Mais pourquoi le poète a-t-il choisi le prolétariat ? Par quel moyen sa recherche du beau rencontre-t-elle le problème du juste ? Et surtout, comment le cinéma peut-il s’emparer de ces questions, se mettre à leur niveau et ne pas se limiter à les servir déjà « cuites » comme il arrive habituellement (surtout dans le cinéma andin) ?
Pourquoi le poète a-t-il choisi le prolétariat ? Par quel moyen sa recherche du beau rencontre-t-elle le problème du juste ?
Au lieu d’essayer de démêler la question complexe du beau et du juste, Larrain choisit d’ajouter un troisième ingrédient à son intrigue : l’enquête judiciaire, autrement dit le plaisir, la pure distraction. Il invente ainsi un personnage, un jeune inspecteur que le Président met aux trousses du poète. Ici aussi il s’agit d’être fidèle à la biographie : don Pablo outre la haute poésie et le militantisme, aimait les romans policiers. Mais il ne s’agit en l’occurrence pas seulement d’un détail biographique. Entre plaisirs et distractions, Larrain essaie d’interpréter les choix de vie du poète et de l’homme politique. Très vite on se rend compte que l’inspecteur est une sorte d’alter ego de Neruda. Lui aussi est fils de prolétaires (la mère est une prostituée). Lui aussi s’est frayé un chemin et s’est inventé un masque. Ce n’est plus un bâtard, ce n’est plus le fils de personne. Mais contrairement au poète, le policier a choisi de se ranger du côté des patrons. Neruda et son inspecteur sont en effet les deux vies différentes de la même personne. Neruda est donc moins un biopic qu’une curieuse mixture d’éléments différents, d’images frétillantes. Dans la phase finale, le film se dessaisit et arrive à épouser une forme ouvertement irrationnelle.
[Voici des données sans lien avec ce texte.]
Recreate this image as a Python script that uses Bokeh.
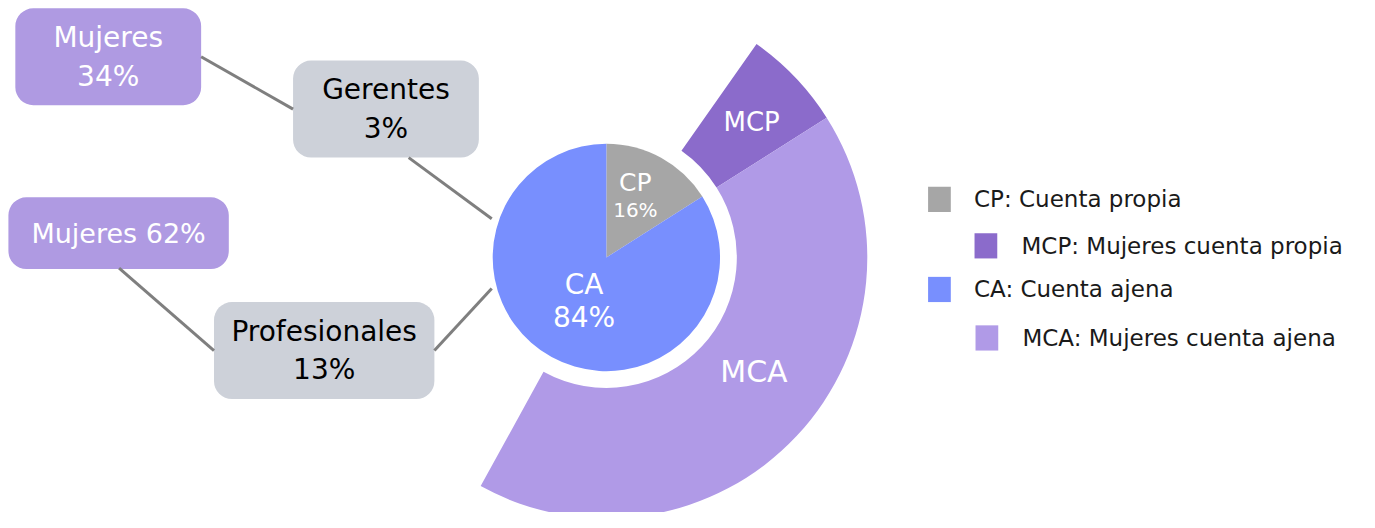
import math
from bokeh.plotting import figure
from bokeh.models import BoxAnnotation, Range1d
from bokeh.core.properties import value
from bokeh.embed import file_html
from bokeh.resources import INLINE

# ---- data ----
pie_labels = ["CP", "CA"]
pie_values = [16, 84]                 # % of total
ring_labels = ["MCP", "MCA"]
ring_share = [39, 50]                 # % of parent slice (women)
legend_labels = ["CP: Cuenta propia", "MCP: Mujeres cuenta propia",
                 "CA: Cuenta ajena", "MCA: Mujeres cuenta ajena"]
box_titles = ["Mujeres", "Gerentes", "Mujeres 62%", "Profesionales"]
box_values = ["34%", "3%", "", "13%"]

# ---- style ----
C_CP, C_CA, C_MCP, C_MCA = "#a6a6a6", "#788ffe", "#8b6bcb", "#b09ae7"
C_BOX_P, C_BOX_G, C_LINE = "#af9ae2", "#cdd1d9", "#7f7f7f"
FONT = value("DejaVu Sans")

W, H = 1359, 512          # pixel size of figure
RW, RH = 1375, 528        # layout coordinate space
def X(sx): return sx
def Y(sy): return RH - sy

p = figure(width=W, height=H, output_backend="svg", toolbar_location=None,
           x_range=Range1d(0, RW), y_range=Range1d(0, RH), min_border=0)
p.axis.visible = False
p.grid.visible = False
p.outline_line_color = None
p.background_fill_color = "white"

cx, cy = X(613), Y(265)
R_PIE, R_IN, R_OUT = 115, 132, 264

# pie
start = 90.0
pie_angles = []
for lab, v, col in zip(pie_labels, pie_values, [C_CP, C_CA]):
    end = start - 360 * v / 100
    p.wedge(x=cx, y=cy, radius=R_PIE, start_angle=math.radians(start),
            end_angle=math.radians(end), direction="clock",
            fill_color=col, line_color=None)
    pie_angles.append((start, end))
    start = end

b = pie_angles[0][1]
cp_span = 360 * pie_values[0] / 100
ca_span = 360 * pie_values[1] / 100
mcp_start = b + cp_span * ring_share[0] / 100
mca_end = b - ca_span * ring_share[1] / 100
ring_angles = [(mcp_start, b), (b, mca_end)]
for (s, e), col in zip(ring_angles, [C_MCP, C_MCA]):
    p.annular_wedge(x=cx, y=cy, inner_radius=R_IN, outer_radius=R_OUT,
                    start_angle=math.radians(s), end_angle=math.radians(e),
                    direction="clock", fill_color=col, line_color=None)

def polar(ang, r):
    return cx + r * math.cos(math.radians(ang)), cy + r * math.sin(math.radians(ang))

def txt(x, y, t, color, size, align="center"):
    p.text(x=[x], y=[y], text=[t], text_color=color, text_font=FONT,
           text_font_size=size, text_align=align, text_baseline="middle")

# pie labels
s, e = pie_angles[0]
lx, ly = polar((s + e) / 2 + 4, 70)
txt(lx, ly + 14, pie_labels[0], "white", "25px")
txt(lx, ly - 15, f"{pie_values[0]}%", "white", "20px")
s, e = pie_angles[1]
lx, ly = polar((s + e) / 2 + 2, 50)
txt(lx, ly + 17, pie_labels[1], "white", "28px")
txt(lx, ly - 17, f"{pie_values[1]}%", "white", "28px")
# ring labels
for (s, e), lab, r, off, fs in zip(ring_angles, ring_labels, [203, 190], [0, 5], ["26px", "30px"]):
    lx, ly = polar((s + e) / 2 + off, r)
    txt(lx, ly, lab, "white", fs)

# connector lines
segs = [((203, 58), (296, 112)), ((413, 162), (497, 225)),
        ((120, 276), (216, 361)), ((439, 361), (497, 297))]
for (a, b2) in segs:
    p.line(x=[X(a[0]), X(b2[0])], y=[Y(a[1]), Y(b2[1])], line_color=C_LINE, line_width=3)

# boxes
boxes = [(15, 203, 8, 108, C_BOX_P, "white"),
         (296, 484, 62, 162, C_BOX_G, "black"),
         (8, 231, 203, 277, C_BOX_P, "white"),
         (216, 439, 311, 411, C_BOX_G, "black")]
for (l, r, t, bt, col, tc), title, val in zip(boxes, box_titles, box_values):
    p.add_layout(BoxAnnotation(left=X(l), right=X(r), top=Y(t), bottom=Y(bt),
                               fill_color=col, fill_alpha=1, line_color=None,
                               border_radius=18, level="underlay"))
    mx = X((l + r) / 2)
    my = (t + bt) / 2
    if val:
        txt(mx, Y(my - 20), title, tc, "28px")
        txt(mx, Y(my + 20), val, tc, "28px")
    else:
        txt(mx, Y(my), title, tc, "27px")

# legend
leg_sq = [(950, 205, C_CP), (997, 253, C_MCP), (950, 298, C_CA), (998, 348, C_MCA)]
leg_tx = [985, 1033, 985, 1034]
for (sx, sy, col), tx, lab in zip(leg_sq, leg_tx, legend_labels):
    p.rect(x=[X(sx)], y=[Y(sy)], width=23, height=26, fill_color=col, line_color=None)
    txt(X(tx), Y(sy), lab, "#1a1a1a", "23px", align="left")

open("out.html", "w").write(file_html(p, INLINE))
Qu’est-ce qui tient ensemble le tout ? Pour commencer ce n’est pas certain que le tout, c’est-à-dire le film, tienne. Neruda a le mérite de faire apparaître une question complexe où l’art est sollicité par deux fois dans son rapport avec la politique. De quelle manière la poésie peut-elle rencontrer le langage de la politique ? Et comment le cinéma peut-il mettre en scène, avec son propre langage, les deux autres ? Ce n’est pas dit que Larrain ait trouvé la bonne forme. Sans doute moins que dans ses trois précédents films : Tony Manero qui l’avait fait découvrir, toujours à la Quinzaine, il y a huit ans, suivi de Post Mortem et de No.
Neruda est moins léger que le premier. Moins grave que le second. Moins précis que le troisième. Cependant il y a une idée que le film poursuit, cherche à exprimer, trouve à certains moments et puis abandonne en cours de route : la voix du poète. C’est dans la voix du poète, qui n’est pas une voix naturelle, que les trois langages pourraient trouver une forme. La même voix qui séduit les masses, inquiète les patrons, crée son propre Autre qui fait l’enquête sur le Même. L’idée est belle. Mais à peine murmurée.
Traduit de l’italien par Simona Crippa.